### THE PROBLEM
Seek out every line containing the word "chart", and copy each.

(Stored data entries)
○ ○ ○ ○
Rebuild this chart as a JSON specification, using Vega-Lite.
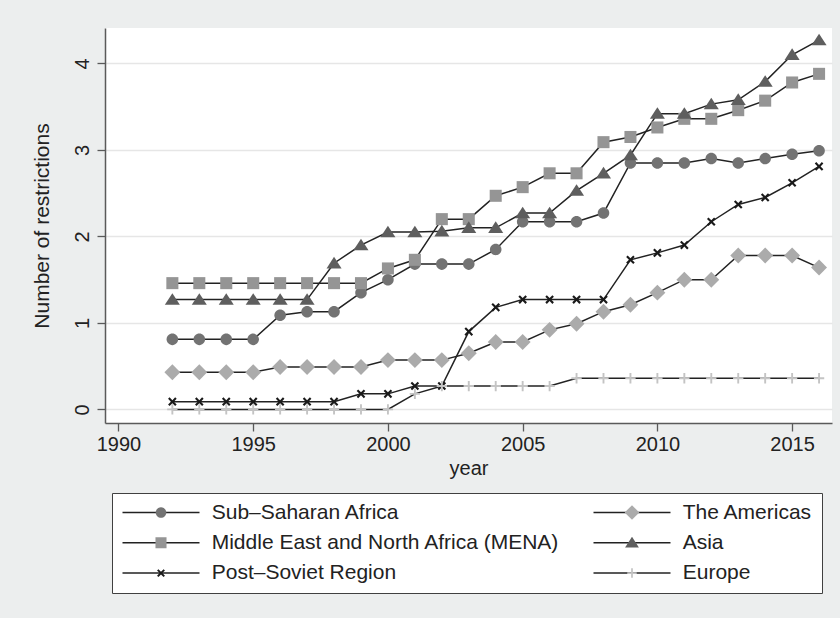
{
  "$schema": "https://vega.github.io/schema/vega-lite/v6.json",
  "width": 727,
  "height": 395,
  "autosize": {"type": "none"},
  "padding": {"left": 105, "top": 28, "right": 8, "bottom": 195},
  "background": "#eceeee",
  "view": {"fill": "white", "stroke": null},
  "config": {
    "font": "Liberation Sans",
    "axis": {
      "domainColor": "#5a5a5a", "domainWidth": 1.5,
      "tickColor": "#5a5a5a", "tickWidth": 1.3, "tickSize": 8,
      "labelFont": "Liberation Sans", "labelFontSize": 20, "labelColor": "#222222",
      "titleFont": "Liberation Sans", "titleFontSize": 20, "titleFontWeight": "normal", "titleColor": "#222222",
      "gridColor": "#e6e6e6", "gridWidth": 1.5
    },
    "legend": {"labelFont": "Liberation Sans", "labelFontSize": 21, "labelColor": "#222222", "labelLimit": 500}
  },
  "data": {
    "values": [
      {"region": "Sub–Saharan Africa", "year": 1992, "value": 0.81},
      {"region": "Sub–Saharan Africa", "year": 1993, "value": 0.81},
      {"region": "Sub–Saharan Africa", "year": 1994, "value": 0.81},
      {"region": "Sub–Saharan Africa", "year": 1995, "value": 0.81},
      {"region": "Sub–Saharan Africa", "year": 1996, "value": 1.09},
      {"region": "Sub–Saharan Africa", "year": 1997, "value": 1.13},
      {"region": "Sub–Saharan Africa", "year": 1998, "value": 1.13},
      {"region": "Sub–Saharan Africa", "year": 1999, "value": 1.35},
      {"region": "Sub–Saharan Africa", "year": 2000, "value": 1.50},
      {"region": "Sub–Saharan Africa", "year": 2001, "value": 1.68},
      {"region": "Sub–Saharan Africa", "year": 2002, "value": 1.68},
      {"region": "Sub–Saharan Africa", "year": 2003, "value": 1.68},
      {"region": "Sub–Saharan Africa", "year": 2004, "value": 1.85},
      {"region": "Sub–Saharan Africa", "year": 2005, "value": 2.17},
      {"region": "Sub–Saharan Africa", "year": 2006, "value": 2.17},
      {"region": "Sub–Saharan Africa", "year": 2007, "value": 2.17},
      {"region": "Sub–Saharan Africa", "year": 2008, "value": 2.27},
      {"region": "Sub–Saharan Africa", "year": 2009, "value": 2.85},
      {"region": "Sub–Saharan Africa", "year": 2010, "value": 2.85},
      {"region": "Sub–Saharan Africa", "year": 2011, "value": 2.85},
      {"region": "Sub–Saharan Africa", "year": 2012, "value": 2.90},
      {"region": "Sub–Saharan Africa", "year": 2013, "value": 2.85},
      {"region": "Sub–Saharan Africa", "year": 2014, "value": 2.90},
      {"region": "Sub–Saharan Africa", "year": 2015, "value": 2.95},
      {"region": "Sub–Saharan Africa", "year": 2016, "value": 2.99},

      {"region": "The Americas", "year": 1992, "value": 0.43},
      {"region": "The Americas", "year": 1993, "value": 0.43},
      {"region": "The Americas", "year": 1994, "value": 0.43},
      {"region": "The Americas", "year": 1995, "value": 0.43},
      {"region": "The Americas", "year": 1996, "value": 0.49},
      {"region": "The Americas", "year": 1997, "value": 0.49},
      {"region": "The Americas", "year": 1998, "value": 0.49},
      {"region": "The Americas", "year": 1999, "value": 0.49},
      {"region": "The Americas", "year": 2000, "value": 0.57},
      {"region": "The Americas", "year": 2001, "value": 0.57},
      {"region": "The Americas", "year": 2002, "value": 0.57},
      {"region": "The Americas", "year": 2003, "value": 0.65},
      {"region": "The Americas", "year": 2004, "value": 0.78},
      {"region": "The Americas", "year": 2005, "value": 0.78},
      {"region": "The Americas", "year": 2006, "value": 0.92},
      {"region": "The Americas", "year": 2007, "value": 0.99},
      {"region": "The Americas", "year": 2008, "value": 1.13},
      {"region": "The Americas", "year": 2009, "value": 1.21},
      {"region": "The Americas", "year": 2010, "value": 1.35},
      {"region": "The Americas", "year": 2011, "value": 1.50},
      {"region": "The Americas", "year": 2012, "value": 1.50},
      {"region": "The Americas", "year": 2013, "value": 1.78},
      {"region": "The Americas", "year": 2014, "value": 1.78},
      {"region": "The Americas", "year": 2015, "value": 1.78},
      {"region": "The Americas", "year": 2016, "value": 1.64},

      {"region": "Middle East and North Africa (MENA)", "year": 1992, "value": 1.46},
      {"region": "Middle East and North Africa (MENA)", "year": 1993, "value": 1.46},
      {"region": "Middle East and North Africa (MENA)", "year": 1994, "value": 1.46},
      {"region": "Middle East and North Africa (MENA)", "year": 1995, "value": 1.46},
      {"region": "Middle East and North Africa (MENA)", "year": 1996, "value": 1.46},
      {"region": "Middle East and North Africa (MENA)", "year": 1997, "value": 1.46},
      {"region": "Middle East and North Africa (MENA)", "year": 1998, "value": 1.46},
      {"region": "Middle East and North Africa (MENA)", "year": 1999, "value": 1.46},
      {"region": "Middle East and North Africa (MENA)", "year": 2000, "value": 1.63},
      {"region": "Middle East and North Africa (MENA)", "year": 2001, "value": 1.73},
      {"region": "Middle East and North Africa (MENA)", "year": 2002, "value": 2.20},
      {"region": "Middle East and North Africa (MENA)", "year": 2003, "value": 2.20},
      {"region": "Middle East and North Africa (MENA)", "year": 2004, "value": 2.47},
      {"region": "Middle East and North Africa (MENA)", "year": 2005, "value": 2.57},
      {"region": "Middle East and North Africa (MENA)", "year": 2006, "value": 2.73},
      {"region": "Middle East and North Africa (MENA)", "year": 2007, "value": 2.73},
      {"region": "Middle East and North Africa (MENA)", "year": 2008, "value": 3.09},
      {"region": "Middle East and North Africa (MENA)", "year": 2009, "value": 3.15},
      {"region": "Middle East and North Africa (MENA)", "year": 2010, "value": 3.26},
      {"region": "Middle East and North Africa (MENA)", "year": 2011, "value": 3.36},
      {"region": "Middle East and North Africa (MENA)", "year": 2012, "value": 3.36},
      {"region": "Middle East and North Africa (MENA)", "year": 2013, "value": 3.46},
      {"region": "Middle East and North Africa (MENA)", "year": 2014, "value": 3.57},
      {"region": "Middle East and North Africa (MENA)", "year": 2015, "value": 3.78},
      {"region": "Middle East and North Africa (MENA)", "year": 2016, "value": 3.88},

      {"region": "Asia", "year": 1992, "value": 1.27},
      {"region": "Asia", "year": 1993, "value": 1.27},
      {"region": "Asia", "year": 1994, "value": 1.27},
      {"region": "Asia", "year": 1995, "value": 1.27},
      {"region": "Asia", "year": 1996, "value": 1.27},
      {"region": "Asia", "year": 1997, "value": 1.27},
      {"region": "Asia", "year": 1998, "value": 1.69},
      {"region": "Asia", "year": 1999, "value": 1.90},
      {"region": "Asia", "year": 2000, "value": 2.05},
      {"region": "Asia", "year": 2001, "value": 2.05},
      {"region": "Asia", "year": 2002, "value": 2.06},
      {"region": "Asia", "year": 2003, "value": 2.10},
      {"region": "Asia", "year": 2004, "value": 2.10},
      {"region": "Asia", "year": 2005, "value": 2.27},
      {"region": "Asia", "year": 2006, "value": 2.27},
      {"region": "Asia", "year": 2007, "value": 2.53},
      {"region": "Asia", "year": 2008, "value": 2.73},
      {"region": "Asia", "year": 2009, "value": 2.94},
      {"region": "Asia", "year": 2010, "value": 3.42},
      {"region": "Asia", "year": 2011, "value": 3.42},
      {"region": "Asia", "year": 2012, "value": 3.53},
      {"region": "Asia", "year": 2013, "value": 3.58},
      {"region": "Asia", "year": 2014, "value": 3.79},
      {"region": "Asia", "year": 2015, "value": 4.10},
      {"region": "Asia", "year": 2016, "value": 4.27},

      {"region": "Post–Soviet Region", "year": 1992, "value": 0.09},
      {"region": "Post–Soviet Region", "year": 1993, "value": 0.09},
      {"region": "Post–Soviet Region", "year": 1994, "value": 0.09},
      {"region": "Post–Soviet Region", "year": 1995, "value": 0.09},
      {"region": "Post–Soviet Region", "year": 1996, "value": 0.09},
      {"region": "Post–Soviet Region", "year": 1997, "value": 0.09},
      {"region": "Post–Soviet Region", "year": 1998, "value": 0.09},
      {"region": "Post–Soviet Region", "year": 1999, "value": 0.18},
      {"region": "Post–Soviet Region", "year": 2000, "value": 0.18},
      {"region": "Post–Soviet Region", "year": 2001, "value": 0.27},
      {"region": "Post–Soviet Region", "year": 2002, "value": 0.27},
      {"region": "Post–Soviet Region", "year": 2003, "value": 0.90},
      {"region": "Post–Soviet Region", "year": 2004, "value": 1.18},
      {"region": "Post–Soviet Region", "year": 2005, "value": 1.27},
      {"region": "Post–Soviet Region", "year": 2006, "value": 1.27},
      {"region": "Post–Soviet Region", "year": 2007, "value": 1.27},
      {"region": "Post–Soviet Region", "year": 2008, "value": 1.27},
      {"region": "Post–Soviet Region", "year": 2009, "value": 1.73},
      {"region": "Post–Soviet Region", "year": 2010, "value": 1.81},
      {"region": "Post–Soviet Region", "year": 2011, "value": 1.90},
      {"region": "Post–Soviet Region", "year": 2012, "value": 2.17},
      {"region": "Post–Soviet Region", "year": 2013, "value": 2.37},
      {"region": "Post–Soviet Region", "year": 2014, "value": 2.45},
      {"region": "Post–Soviet Region", "year": 2015, "value": 2.62},
      {"region": "Post–Soviet Region", "year": 2016, "value": 2.81},

      {"region": "Europe", "year": 1992, "value": 0},
      {"region": "Europe", "year": 1993, "value": 0},
      {"region": "Europe", "year": 1994, "value": 0},
      {"region": "Europe", "year": 1995, "value": 0},
      {"region": "Europe", "year": 1996, "value": 0},
      {"region": "Europe", "year": 1997, "value": 0},
      {"region": "Europe", "year": 1998, "value": 0},
      {"region": "Europe", "year": 1999, "value": 0},
      {"region": "Europe", "year": 2000, "value": 0},
      {"region": "Europe", "year": 2001, "value": 0.18},
      {"region": "Europe", "year": 2002, "value": 0.27},
      {"region": "Europe", "year": 2003, "value": 0.27},
      {"region": "Europe", "year": 2004, "value": 0.27},
      {"region": "Europe", "year": 2005, "value": 0.27},
      {"region": "Europe", "year": 2006, "value": 0.27},
      {"region": "Europe", "year": 2007, "value": 0.36},
      {"region": "Europe", "year": 2008, "value": 0.36},
      {"region": "Europe", "year": 2009, "value": 0.36},
      {"region": "Europe", "year": 2010, "value": 0.36},
      {"region": "Europe", "year": 2011, "value": 0.36},
      {"region": "Europe", "year": 2012, "value": 0.36},
      {"region": "Europe", "year": 2013, "value": 0.36},
      {"region": "Europe", "year": 2014, "value": 0.36},
      {"region": "Europe", "year": 2015, "value": 0.36},
      {"region": "Europe", "year": 2016, "value": 0.36}
    ]
  },
  "encoding": {
    "x": {
      "field": "year", "type": "quantitative",
      "scale": {"domain": [1989.5, 2016.48], "nice": false, "zero": false},
      "axis": {"values": [1990, 1995, 2000, 2005, 2010, 2015], "format": "d", "grid": false, "title": "year", "labelPadding": 3, "titlePadding": 4}
    },
    "y": {
      "field": "value", "type": "quantitative",
      "scale": {"domain": [-0.157, 4.41], "nice": false, "zero": false},
      "axis": {"values": [0, 1, 2, 3, 4], "grid": true, "title": "Number of restrictions", "titleFontSize": 21, "labelAngle": -90, "labelAlign": "center", "labelBaseline": "alphabetic", "labelPadding": 9, "titlePadding": 20}
    }
  },
  "layer": [
    {
      "mark": {"type": "line", "strokeWidth": 1.5},
      "encoding": {
        "stroke": {
          "field": "region", "type": "nominal",
          "sort": ["Sub–Saharan Africa", "The Americas", "Middle East and North Africa (MENA)", "Asia", "Post–Soviet Region", "Europe"],
          "scale": {"range": ["#222222", "#222222", "#222222", "#222222", "#222222", "#222222"]},
          "legend": {
            "title": null, "orient": "none", "legendX": 7, "legendY": 465,
            "direction": "horizontal", "columns": 2, "columnPadding": 33, "rowPadding": 9.3,
            "clipHeight": 20, "padding": 9.5,
            "symbolType": "stroke", "symbolSize": 5929, "symbolStrokeWidth": 1.5,
            "labelOffset": 11.2,
            "fillColor": "white", "strokeColor": "#404040",
            "zindex": 0
          }
        }
      }
    },
    {
      "mark": {"type": "point", "filled": true, "size": 7400, "strokeWidth": 0, "opacity": 1},
      "encoding": {
        "shape": {
          "field": "region", "type": "nominal",
          "scale": {
            "domain": ["Sub–Saharan Africa", "The Americas", "Middle East and North Africa (MENA)", "Asia", "Post–Soviet Region", "Europe"],
            "range": [
              "M-0.134,0A0.134,0.134,0,1,0,0.134,0A0.134,0.134,0,1,0,-0.134,0Z",
              "M0,-0.185L0.185,0L0,0.185L-0.185,0Z",
              "M-0.14,-0.14H0.14V0.14H-0.14Z",
              "M0,-0.15L0.175,0.12L-0.175,0.12Z",
              "M-0.1,-0.065L-0.065,-0.1L0,-0.035L0.065,-0.1L0.1,-0.065L0.035,0L0.1,0.065L0.065,0.1L0,0.035L-0.065,0.1L-0.1,0.065L-0.035,0Z",
              "M-0.022,-0.12H0.022V-0.022H0.12V0.022H0.022V0.12H-0.022V0.022H-0.12V-0.022H-0.022Z"
            ]
          },
          "legend": {
            "title": null, "orient": "none", "legendX": 7, "legendY": 465,
            "direction": "horizontal", "columns": 2, "columnPadding": 33, "rowPadding": 9.3,
            "clipHeight": 20, "padding": 9.5,
            "symbolSize": 6241, "symbolStrokeWidth": 0,
            "labelOffset": 11.2, "labelOpacity": 0,
            "zindex": 1
          }
        },
        "fill": {
          "field": "region", "type": "nominal",
          "scale": {
            "domain": ["Sub–Saharan Africa", "The Americas", "Middle East and North Africa (MENA)", "Asia", "Post–Soviet Region", "Europe"],
            "range": ["#737373", "#ababab", "#959595", "#5e5e5e", "#1a1a1a", "#c4c4c4"]
          },
          "legend": {
            "title": null, "orient": "none", "legendX": 7, "legendY": 465,
            "direction": "horizontal", "columns": 2, "columnPadding": 33, "rowPadding": 9.3,
            "clipHeight": 20, "padding": 9.5,
            "symbolSize": 6241, "symbolStrokeWidth": 0,
            "labelOffset": 11.2, "labelOpacity": 0,
            "zindex": 1
          }
        }
      }
    }
  ]
}
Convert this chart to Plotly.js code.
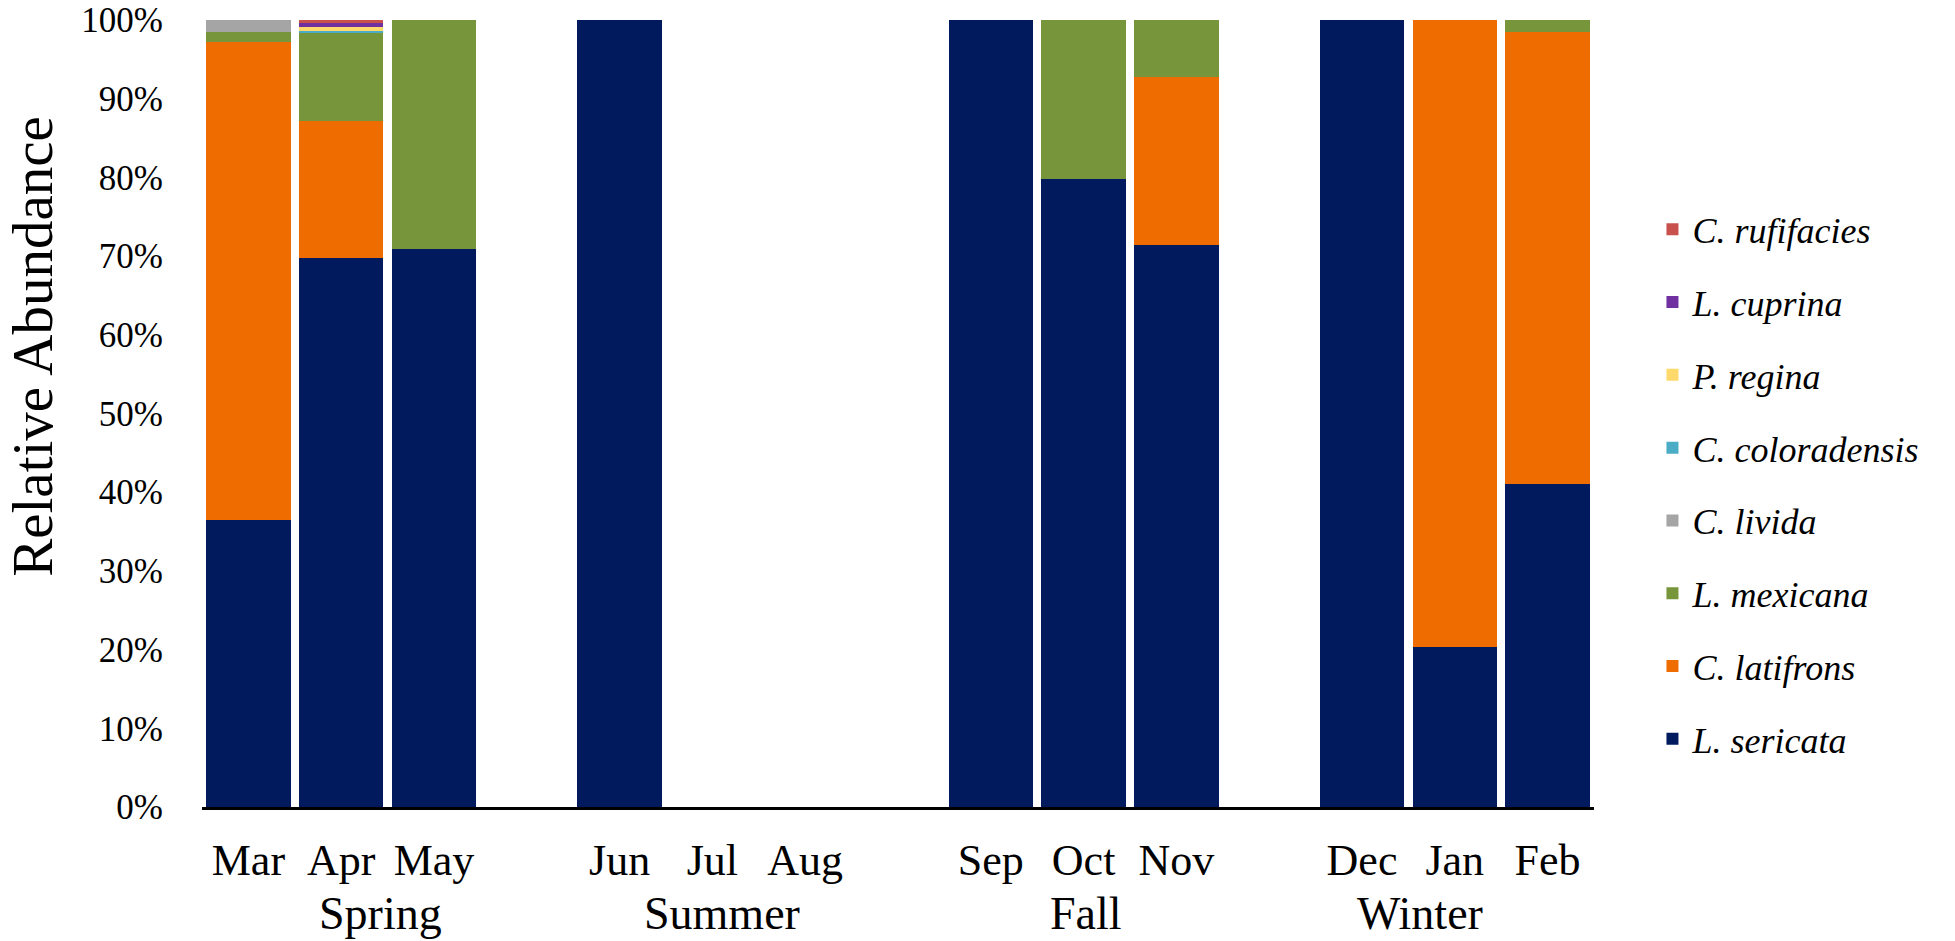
○ ○ ○ ○
### RESULT OF THE EXERCISE
Rebuild this chart as a JSON specification, using Vega-Lite.
Convert this chart to Plotly.js code.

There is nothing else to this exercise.